Today we celebrate Independence Day in the United States. This is also an election year. Like those big birthdays, it offers time for reflection. A few weeks ago I stopped in Seneca Falls while on my shale harvesting trip. The Suffragist Movement started here July 19-20, 1848. It is my right, my responsibility, to participate and contribute to my country. Yes, my country still has issues to work on, but I would not call any other country my own.
Why I Love My Country
I can live in any state without special papers.
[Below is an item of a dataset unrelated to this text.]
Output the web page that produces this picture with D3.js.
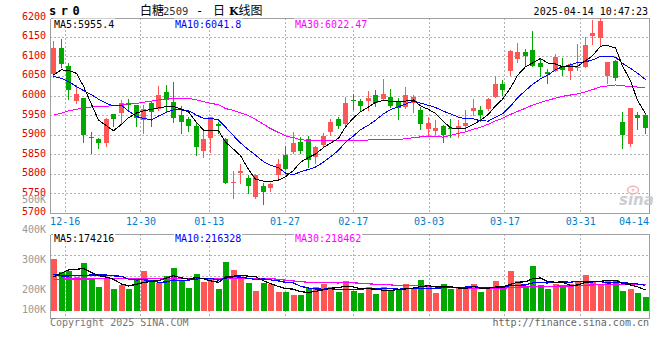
<!DOCTYPE html>
<html><head><meta charset="utf-8">
<script src="https://cdn.jsdelivr.net/npm/d3@7/dist/d3.min.js"></script>
<style>body{margin:0;background:#fff}svg{display:block}</style>
</head><body><svg id="c" width="660" height="360"></svg>
<script>
// ---------------- data ----------------
const dates = ["12-12","12-13","12-16","12-17","12-18","12-19","12-20","12-23","12-24","12-25",
"12-26","12-27","12-30","12-31","01-02","01-03","01-06","01-07","01-08","01-09",
"01-10","01-13","01-14","01-15","01-16","01-17","01-20","01-21","01-22","01-23",
"01-24","01-27","02-05","02-06","02-07","02-10","02-11","02-12","02-13","02-14",
"02-17","02-18","02-19","02-20","02-21","02-24","02-25","02-26","02-27","02-28",
"03-03","03-04","03-05","03-06","03-07","03-10","03-11","03-12","03-13","03-14",
"03-17","03-18","03-19","03-20","03-21","03-24","03-25","03-26","03-27","03-28",
"03-31","04-01","04-02","04-03","04-07","04-08","04-09","04-10","04-11","04-14"];
const open = [6056,6124,6078,5988,5995,5895,5890,5881,5953,5957,
5981,5976,5939,5981,5966,6010,5985,5951,5941,5922,
5860,5893,5928,5889,5778,5804,5790,5741,5771,5764,
5798,5849,5856,5882,5890,5845,5875,5908,5940,5929,
5990,5987,5986,6002,5992,5997,5987,5971,5981,5964,
5916,5911,5923,5917,5917,5922,5962,5964,5966,5998,
6030,6065,6095,6112,6118,6084,6061,6065,6073,6065,
6071,6075,6154,6148,6051,6090,5934,5877,5952,5952];
const high = [6140,6145,6084,6027,5996,5907,5893,5943,5954,5990,
5992,5978,5977,5986,6026,6028,6036,5974,5947,5930,
5913,5947,5934,5892,5807,5826,5798,5801,5777,5778,
5838,5871,5907,5894,5898,5871,5905,5942,5946,5998,
6005,5993,6014,6015,6044,6018,5994,6022,6003,5971,
5947,5939,5925,5940,5939,5964,5992,5975,5994,6051,
6041,6118,6135,6119,6166,6094,6068,6107,6096,6085,
6132,6152,6195,6199,6088,6092,5958,5970,5958,5953];
const low = [6048,6075,5992,5981,5882,5855,5868,5873,5922,5928,
5964,5922,5906,5922,5964,5960,5934,5905,5911,5849,
5845,5858,5905,5778,5740,5777,5751,5740,5723,5758,
5790,5814,5854,5855,5819,5828,5869,5900,5917,5923,
5966,5963,5963,5975,5992,5971,5940,5970,5958,5916,
5901,5904,5883,5896,5894,5913,5952,5937,5963,5997,
6003,6053,6088,6079,6077,6050,6033,6064,6054,6043,
6067,6074,6133,6131,6033,6041,5866,5873,5915,5906];
const close = [6124,6082,6015,6005,5899,5893,5881,5941,5942,5981,
5976,5943,5968,5960,6002,5991,5945,5934,5923,5870,
5891,5947,5924,5778,5780,5808,5771,5798,5755,5775,
5826,5814,5879,5859,5836,5869,5898,5934,5922,5981,
5986,5975,5994,5983,6005,5975,5970,6002,5998,5929,
5930,5919,5899,5915,5922,5932,5969,5952,5992,6030,
6015,6114,6112,6103,6078,6073,6056,6099,6067,6081,
6074,6131,6160,6192,6086,6047,5900,5969,5943,5917];
const volume = [303300,260000,262300,242300,290000,236700,210000,235700,203300,215700,
203300,236700,264300,226700,224300,247700,273300,229000,206700,251700,
226700,240000,203300,293300,266700,243300,223300,196700,223300,220000,
193300,193300,183300,183300,205700,210000,220000,210000,193300,230000,
197700,190000,210000,186700,210000,196700,203300,220000,203300,233300,
210000,190000,220000,203300,210000,203300,220000,193300,203300,230000,
203300,263300,230000,210000,280000,216700,203300,220000,213300,220000,
226700,250000,230000,220000,230000,233300,196700,203300,190000,176700];
// moving-average values for days before enough history is shown
const ma5Lead = [6054,6067,6065,6058];
const ma10Lead = [6050,6045,6037,6024,6014,6003,5992,5981,5975];
const ma30Lead = [5951,5956,5962,5966,5970,5972,5974,5974,5975,5977,5980,5981,5984,5987,5990,
5992,5994,5994,5994,5990,5986,5981,5978,5968,5963,5957,5950,5940,5928];
const vma5Lead = [244000,256000,267000,269000];
const vma10Lead = [252000,247000,247000,248000,249000,250000,250000,250000,247000];
const vma30Lead = [236000,236000,237000,237000,237000,237000,238000,238000,238000,238000,
239000,239000,239000,239000,239000,239000,239000,239000,239000,239000,
239000,239000,239000,239000,239000,239000,239000,239000,239000];
const priceTicks = [6200,6150,6100,6050,6000,5950,5900,5850,5800,5750,5700];
const volTicks = [500000,400000,300000,200000,100000];
const volTickLabels = ["500K","400K","300K","200K","100K"];
const dateTicks = ["12-16","12-30","01-13","01-27","02-17","03-03","03-17","03-31","04-14"];
const maNames = ["MA5","MA10","MA30"];
const priceLegendValues = ["5955.4","6041.8","6022.47"];
const volLegendValues = ["174216","216328","218462"];
const title = {code:"sr0", name:"白糖", contract:"2509", sep:"-", kind1:"日", kind2:"K", kind3:"线图"};
const timestamp = "2025-04-14 10:47:23";

// ---------------- styles ----------------
const RED = "#ff5555", GREEN = "#00a800";
const MA_COLORS = ["#000000","#0000ff","#ff00ff"];
const GRID = "#b0b0b0", FRAME = "#a0a0a0";
const MONO = "'DejaVu Sans Mono', 'Liberation Mono', monospace";
const CJK = "'Noto Sans CJK SC', sans-serif";

const L = 50, R = 649, MT = 17.8, MB = 213.3, VT = 234, VB = 318, VBASE = 311;

const svg = d3.select("#c");
const n = dates.length;
const x = d3.scaleBand().domain(dates).range([L, R]).paddingInner(0.25).paddingOuter(0.125);
const xg = d3.scalePoint().domain(dates).range([L, R]);
const y = d3.scaleLinear().domain([5700, 6200]).range([MB, MT]);
const yv = d3.scaleLinear().domain([100000, 400000]).range([320, 230]);
const cx = i => Math.round(x(dates[i]) + x.bandwidth() / 2 - 0.5);
const px = v => Math.round(v - 0.5) + 0.5;

function movingAvg(vals, k, lead) {
  return vals.map((v, i) => i < k - 1 ? lead[i] : d3.mean(vals.slice(i - k + 1, i + 1)));
}

// ---------------- grid ----------------
const g = svg.append("g");
// horizontal dotted price grid
g.selectAll("line.hp").data(priceTicks.slice(1, -1)).join("line")
  .attr("x1", L).attr("x2", R).attr("y1", d => px(y(d))).attr("y2", d => px(y(d)))
  .attr("stroke", GRID).attr("stroke-dasharray", "2,2").attr("shape-rendering", "crispEdges");
// vertical dotted date grid (main + volume)
const vgDates = dateTicks.filter(d => xg(d) < R - 1);
g.selectAll("line.vp").data(vgDates).join("line")
  .attr("x1", d => px(xg(d))).attr("x2", d => px(xg(d))).attr("y1", MT).attr("y2", MB)
  .attr("stroke", GRID).attr("stroke-dasharray", "2,2").attr("shape-rendering", "crispEdges");
g.selectAll("line.vv").data(vgDates).join("line")
  .attr("x1", d => px(xg(d))).attr("x2", d => px(xg(d))).attr("y1", VT).attr("y2", VB)
  .attr("stroke", GRID).attr("stroke-dasharray", "2,2").attr("shape-rendering", "crispEdges");
// volume horizontal grid (panel quarters)
[1, 2].forEach(k => {
  const yy = px(VT + (VB - VT) * k / 4);
  g.append("line").attr("x1", L).attr("x2", R).attr("y1", yy).attr("y2", yy)
    .attr("stroke", GRID).attr("stroke-dasharray", "2,2").attr("shape-rendering", "crispEdges");
});

// ---------------- frames ----------------
function frame(top, bottom) {
  const f = svg.append("g").attr("stroke", FRAME).attr("shape-rendering", "crispEdges");
  f.append("line").attr("x1", L + 0.5).attr("x2", R + 0.5).attr("y1", px(top)).attr("y2", px(top));
  f.append("line").attr("x1", L + 0.5).attr("x2", L + 0.5).attr("y1", px(top)).attr("y2", px(bottom));
  f.append("line").attr("x1", R + 0.5).attr("x2", R + 0.5).attr("y1", px(top)).attr("y2", px(bottom));
  f.append("line").attr("x1", L + 0.5).attr("x2", R + 0.5).attr("y1", px(bottom)).attr("y2", px(bottom));
}
frame(MT + 0.5, MB + 0.2);
frame(VT, VB);

// ---------------- candles ----------------
const cg = svg.append("g").attr("shape-rendering", "crispEdges");
d3.range(n).forEach(i => {
  const up = close[i] >= open[i];
  const col = up ? RED : GREEN;
  const c = cx(i);
  cg.append("line").attr("x1", c + 0.5).attr("x2", c + 0.5)
    .attr("y1", Math.round(y(high[i]))).attr("y2", Math.round(y(low[i])) + 1).attr("stroke", col);
  const top = Math.round(y(Math.max(open[i], close[i])));
  const bot = Math.round(y(Math.min(open[i], close[i])));
  cg.append("rect").attr("x", c - 2).attr("width", 5)
    .attr("y", top).attr("height", Math.max(1, bot - top)).attr("fill", col);
});

// ---------------- volume bars ----------------
const vg = svg.append("g").attr("shape-rendering", "crispEdges");
d3.range(n).forEach(i => {
  const col = close[i] >= open[i] ? RED : GREEN;
  const top = Math.round(yv(volume[i]));
  vg.append("rect").attr("x", cx(i) - 2).attr("width", 6)
    .attr("y", top).attr("height", VBASE - top).attr("fill", col);
});

// ---------------- MA lines ----------------
const priceMAs = [movingAvg(close, 5, ma5Lead), movingAvg(close, 10, ma10Lead), movingAvg(close, 30, ma30Lead)];
const volMAs = [movingAvg(volume, 5, vma5Lead), movingAvg(volume, 10, vma10Lead), movingAvg(volume, 30, vma30Lead)];
const lineP = d3.line().x((d, i) => cx(i) + 0.5).y(d => y(d));
const lineV = d3.line().x((d, i) => cx(i) + 0.5).y(d => yv(d));
[2, 1, 0].forEach(k => {
  svg.append("path").attr("d", lineP(priceMAs[k])).attr("fill", "none")
    .attr("stroke", MA_COLORS[k]).attr("stroke-width", 1).attr("shape-rendering", "crispEdges");
  svg.append("path").attr("d", lineV(volMAs[k])).attr("fill", "none")
    .attr("stroke", MA_COLORS[k]).attr("stroke-width", 1.2).attr("shape-rendering", "crispEdges");
});

// ---------------- legends ----------------
function legend(values, baseline) {
  const xs = [54, 175, 295];
  values.forEach((v, k) => {
    const t = svg.append("text").attr("x", xs[k]).attr("y", baseline)
      .attr("font-family", MONO).attr("font-size", 10).attr("fill", MA_COLORS[k])
      .text(maNames[k] + ":" + v);
    const b = t.node().getBBox();
    svg.insert("rect", () => t.node()).attr("x", b.x - 1).attr("y", b.y)
      .attr("width", b.width + 2).attr("height", b.height).attr("fill", "#fff");
  });
}
legend(priceLegendValues, 27.5);
legend(volLegendValues, 241.5);

// ---------------- axes labels ----------------
svg.append("g").selectAll("text").data(priceTicks).join("text")
  .attr("x", 46).attr("y", d => y(d) + 2).attr("text-anchor", "end")
  .attr("font-family", MONO).attr("font-size", 10).attr("fill", "#dd0000").text(d => d);
svg.append("g").selectAll("text").data(volTicks).join("text")
  .attr("x", 46).attr("y", d => Math.min(yv(d) + 3.3, 313.3)).attr("text-anchor", "end")
  .attr("font-family", MONO).attr("font-size", 10).attr("fill", "#999")
  .text((d, i) => volTickLabels[i]);
svg.append("g").selectAll("text").data(dateTicks).join("text")
  .attr("x", d => Math.min(xg(d), R - 15)).attr("y", 225).attr("text-anchor", "middle")
  .attr("font-family", MONO).attr("font-size", 10).attr("fill", "#0080cc").text(d => d);

// ---------------- header ----------------
svg.append("text").attr("x", 49).attr("y", 15).attr("font-family", MONO).attr("font-weight", "bold")
  .attr("font-size", 12).attr("letter-spacing", 4.5).attr("fill", "#000").text(title.code);
const tt = svg.append("text").attr("y", 15).attr("font-size", 12).attr("fill", "#000").attr("font-family", CJK);
tt.append("tspan").attr("x", 140).text(title.name);
tt.append("tspan").attr("x", 163).attr("font-family", MONO).attr("font-size", 10.5).attr("fill", "#333").text(title.contract);
tt.append("tspan").attr("x", 196).attr("font-family", MONO).text(title.sep);
tt.append("tspan").attr("x", 213).text(title.kind1);
tt.append("tspan").attr("x", 229).attr("font-weight", "bold").attr("font-family", "'DejaVu Serif', serif").attr("font-size", 11).text(title.kind2);
tt.append("tspan").attr("x", 238.5).text(title.kind3);
svg.append("text").attr("x", 648).attr("y", 15).attr("text-anchor", "end")
  .attr("font-family", MONO).attr("font-size", 10).attr("fill", "#000").text(timestamp);

// ---------------- footer ----------------
svg.append("text").attr("x", 50).attr("y", 326).attr("font-family", MONO).attr("font-size", 10)
  .attr("fill", "#777").text("Copyright 2025 SINA.COM");
svg.append("text").attr("x", 649).attr("y", 326).attr("text-anchor", "end").attr("font-family", MONO)
  .attr("font-size", 10).attr("fill", "#666").text("http://finance.sina.com.cn");

// ---------------- watermark ----------------
const wm = svg.append("g").attr("opacity", 0.9);
wm.append("ellipse").attr("cx", 633).attr("cy", 190).attr("rx", 5.5).attr("ry", 3.8)
  .attr("fill", "none").attr("stroke", "#f2b0b0").attr("stroke-width", 1.6);
wm.append("circle").attr("cx", 633).attr("cy", 190).attr("r", 1.5).attr("fill", "#e8c0c0");
wm.append("text").attr("x", 619).attr("y", 204.5).attr("font-family", "'DejaVu Sans', sans-serif")
  .attr("font-style", "italic").attr("font-weight", "bold").attr("font-size", 15)
  .attr("fill", "#c8c8c8").text("sina");
</script></body></html>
To date, I called NC (2x), MT (2x), WA (2x), OR, TX (3x), CO, ND (2x), SD, and WV home.
I can marry, or not.
I can own property, vote, and go to church where I choose.
I have the ability, the books, and the time to read.
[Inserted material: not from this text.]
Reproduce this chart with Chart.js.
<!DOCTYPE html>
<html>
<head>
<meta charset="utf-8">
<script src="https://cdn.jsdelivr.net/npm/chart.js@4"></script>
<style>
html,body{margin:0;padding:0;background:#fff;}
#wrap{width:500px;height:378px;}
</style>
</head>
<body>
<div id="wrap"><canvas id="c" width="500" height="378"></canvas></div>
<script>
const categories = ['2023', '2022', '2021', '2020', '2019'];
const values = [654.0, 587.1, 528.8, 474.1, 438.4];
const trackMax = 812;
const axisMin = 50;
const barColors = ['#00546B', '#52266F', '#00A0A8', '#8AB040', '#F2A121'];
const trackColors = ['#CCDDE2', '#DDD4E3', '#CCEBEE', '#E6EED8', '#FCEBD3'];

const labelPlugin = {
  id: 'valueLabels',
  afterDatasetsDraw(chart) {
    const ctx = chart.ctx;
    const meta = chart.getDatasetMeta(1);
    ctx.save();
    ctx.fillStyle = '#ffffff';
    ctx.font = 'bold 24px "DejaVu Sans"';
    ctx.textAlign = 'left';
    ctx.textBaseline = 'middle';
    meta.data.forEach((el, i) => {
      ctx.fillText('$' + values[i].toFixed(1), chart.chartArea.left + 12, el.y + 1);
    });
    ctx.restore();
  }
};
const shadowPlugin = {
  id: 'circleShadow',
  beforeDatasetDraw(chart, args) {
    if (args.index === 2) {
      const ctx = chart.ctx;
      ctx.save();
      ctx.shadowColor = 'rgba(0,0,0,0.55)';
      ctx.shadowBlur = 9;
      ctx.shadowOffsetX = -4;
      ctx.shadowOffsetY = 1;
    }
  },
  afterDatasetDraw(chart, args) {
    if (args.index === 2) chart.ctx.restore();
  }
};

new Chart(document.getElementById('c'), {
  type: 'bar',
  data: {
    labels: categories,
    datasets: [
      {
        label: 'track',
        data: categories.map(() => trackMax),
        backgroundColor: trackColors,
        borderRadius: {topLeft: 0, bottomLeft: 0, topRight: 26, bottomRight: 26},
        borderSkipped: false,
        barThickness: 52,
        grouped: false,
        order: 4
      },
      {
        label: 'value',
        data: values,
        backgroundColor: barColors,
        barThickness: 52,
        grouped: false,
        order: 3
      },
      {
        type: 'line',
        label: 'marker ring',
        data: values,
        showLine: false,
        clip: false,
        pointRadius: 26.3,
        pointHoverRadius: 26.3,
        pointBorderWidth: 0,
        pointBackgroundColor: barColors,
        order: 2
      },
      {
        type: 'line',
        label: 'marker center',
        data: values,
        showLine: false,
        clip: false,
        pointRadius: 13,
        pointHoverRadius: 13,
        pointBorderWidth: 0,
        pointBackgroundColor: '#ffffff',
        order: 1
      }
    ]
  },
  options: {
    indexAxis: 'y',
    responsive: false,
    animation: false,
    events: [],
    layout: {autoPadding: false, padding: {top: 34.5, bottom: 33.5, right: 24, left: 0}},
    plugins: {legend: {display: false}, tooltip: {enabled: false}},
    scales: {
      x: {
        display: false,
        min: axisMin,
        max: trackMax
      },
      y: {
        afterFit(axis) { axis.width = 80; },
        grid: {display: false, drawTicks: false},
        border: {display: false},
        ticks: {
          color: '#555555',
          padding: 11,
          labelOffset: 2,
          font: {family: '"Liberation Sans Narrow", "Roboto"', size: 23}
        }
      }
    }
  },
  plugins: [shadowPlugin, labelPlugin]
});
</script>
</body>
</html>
I access incredible education: formal, mentoring, internships, online, exchange programs.
Mine is a country of entrepreneurialism: people with nothing to bet on or bet with bet on themselves.
Corruption is not the norm.
My body is my own. It is not up for grabs by others, nor can there be forced sterilization.
We have clean drinking water and breathable air.
We have consistent internet and electricity. And as I write, air conditioning.
We have rest stops and public rest rooms. And pet rest areas.
I love our national parks, historic sites, and wild life refuges.
I love our volunteer military, the women and men who serve our country faithfully to keep us safe.
I can freely make my way down the interstate, along state and county highways, or amble down public access roads. All I need is a map, my dog, coffee, and fuel in the tank.
In season, I hunt to harvest my own meat. If I had the skills, I would garden, too.
Mineral rights on private land belong to a private owner, not the government. As far as I know, America is the only country where this is the case.
I can change jobs and change careers. There is no law, no social rule that requires my pursuing a specific line of work. If I lose my job, I can go get another one.
People care. In times of crisis, Americans rally together supporting those in need, in pain, in grief.
I love the look on a newly naturalized American’s face when she proudly tells me of her citizenship.
The next few months will see an escalation in vitriolic political ads, impassioned campaigning, and caustic debates. My friends, do not give up. Today is a day to celebrate. If you cannot remember the details, pick up a book on the incredible feat those scrappy rebels pulled off 240 years ago. Flip through the catalogue of history and marvel at the staggering social changes. No, the story is not finished. Yes, there is still much work to be done.
Today, raise a cup of coffee for all that’s done well and determine how you want it to be better for the next 240 years.
Happy Birthday, America. I love you.